После смерти мы воссоединяемся с нашей создательницей, однако родным умершего она не оставляет ничего.
Может, поэтому Мать-Богиня не вмешивается в дела земные. Она довольствуется тем, что позволяет дочерям собирать нас как редких кукол. Мне вдруг становится интересно, что происходит с ведьмами и ведьмаками, которых лишили магической силы. Способна ли Сестра-Богиня отыскать их души после того как они умирают?
Приблизившись к отцовской могиле, я содрогаюсь. Немного утешает, что папа ушел полномочным Стихийником. По крайней мере, в мире ином он будет защищен. Даже если есть вероятность того, что мы вслед за ним отправиться не сможем.
Мы останавливаемся, и мама прижимает пальцы к щекам.
– Что сейчас будем делать? – чуть слышно спрашиваю я.
– Иногда я с ним разговариваю. – Мама прикладывает ладонь к недавно установленному гранитному надгробию. – Рассказываю, как сильно скучаю и как беспокоюсь за тебя. – Она оглядывается и смотрит на меня, но осуждения в ее голосе нет. Она просто говорит правду, хоть и неприятную нам обеим.
Я опасливо выступаю вперед и сажусь у надгробия, прижимаясь к шершавому граниту, как когда-то приваливалась к папе. Пытаюсь вспомнить, как он приобнимал меня за плечи, как целовал в макушку, но ничего не получается.
Хочется воскресить в памяти его смех, парфюм, непринужденную улыбку, но все кажется туманным и ошибочным, словно правильно мне уже никогда не вспомнить.

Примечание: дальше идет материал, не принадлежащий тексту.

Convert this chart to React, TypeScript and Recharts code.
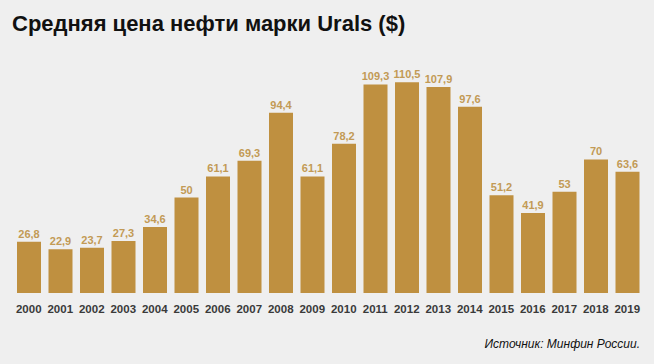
import React from 'react';
import { BarChart, Bar, XAxis, YAxis, LabelList } from 'recharts';

const years = ['2000','2001','2002','2003','2004','2005','2006','2007','2008','2009','2010','2011','2012','2013','2014','2015','2016','2017','2018','2019'];
const prices = [26.8, 22.9, 23.7, 27.3, 34.6, 50, 61.1, 69.3, 94.4, 61.1, 78.2, 109.3, 110.5, 107.9, 97.6, 51.2, 41.9, 53, 70, 63.6];

const data = years.map((y, i) => ({ year: y, price: prices[i] }));

const fmt = (v: any) => String(v).replace('.', ',');

export default function App() {
  return (
    <div style={{ position: 'absolute', left: 0, top: 0, width: 654, height: 364, background: '#EFEFEF', fontFamily: '"Liberation Sans", Arial, sans-serif' }}>
      <div style={{ position: 'absolute', left: 12, top: 11, fontSize: 22, fontWeight: 700, color: '#111', whiteSpace: 'nowrap' }}>
        Средняя цена нефти марки Urals ($)
      </div>
      <div style={{ position: 'absolute', right: 14, top: 337, fontSize: 12, fontStyle: 'italic', color: '#111', whiteSpace: 'nowrap' }}>
        Источник: Минфин России.
      </div>
      <div style={{ position: 'absolute', left: 0, top: 0 }}>
        <BarChart width={654} height={364} data={data} margin={{ top: 64, right: 11, left: 13, bottom: 41 }}>
          <XAxis dataKey="year" axisLine={false} tickLine={false} height={30} tickMargin={6} interval={0}
            tick={{ fontSize: 11.5, fill: '#3a3a3a', fontWeight: 600, fontFamily: '"Liberation Sans", Arial, sans-serif' }} />
          <YAxis hide domain={[0, 120]} />
          <Bar dataKey="price" fill="#BF9040" barSize={24} isAnimationActive={false}>
            <LabelList dataKey="price" position="top" offset={4} formatter={fmt}
              style={{ fontSize: 11, fill: '#C29A55', fontWeight: 600, fontFamily: '"Liberation Sans", Arial, sans-serif' }} />
          </Bar>
        </BarChart>
      </div>
    </div>
  );
}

На глаза наворачиваются слезы, и я подавляю чувства, позволяя злости их вытеснить. Пусть ярость поглотит меня, пусть оплетет сердце, задушив все хорошее, что я лелеяла.
– Ненавижу, что тебя нет рядом, – начинаю я, крепко зажмурившись. – Ненавижу то, что скучаю по тебе сильно и постоянно. Ненавижу, что должна притворяться, что не скучаю, – но иначе я дышать не смогу.
Несправедливо, что воспоминания о Бентоне преследуют меня, как призраки. Почему я вижу парня, который хотел меня убить, а не папу, учившего меня любить жизнь?
Папа, папа… Почему, когда ем, не вижу его за другим концом стола? Почему не помню отцовский смех?
– Думаешь, Морган ему бы понравилась? – Вопрос звучит тихо и робко. Не успевает мама ответить, как душу заполняют эпизоды, которые папа не увидит. Он не приедет ко мне в колледж и не отмочит жуткие и типично отцовские шуточки, осматривая место учебы. Не перевезет мои вещи в общежитие и не будет присутствовать ни на одном из выпускных. Не посоветует, как сделать предложение, если мне захочется замуж.
И никогда не займет место верховного жреца нашего ковена.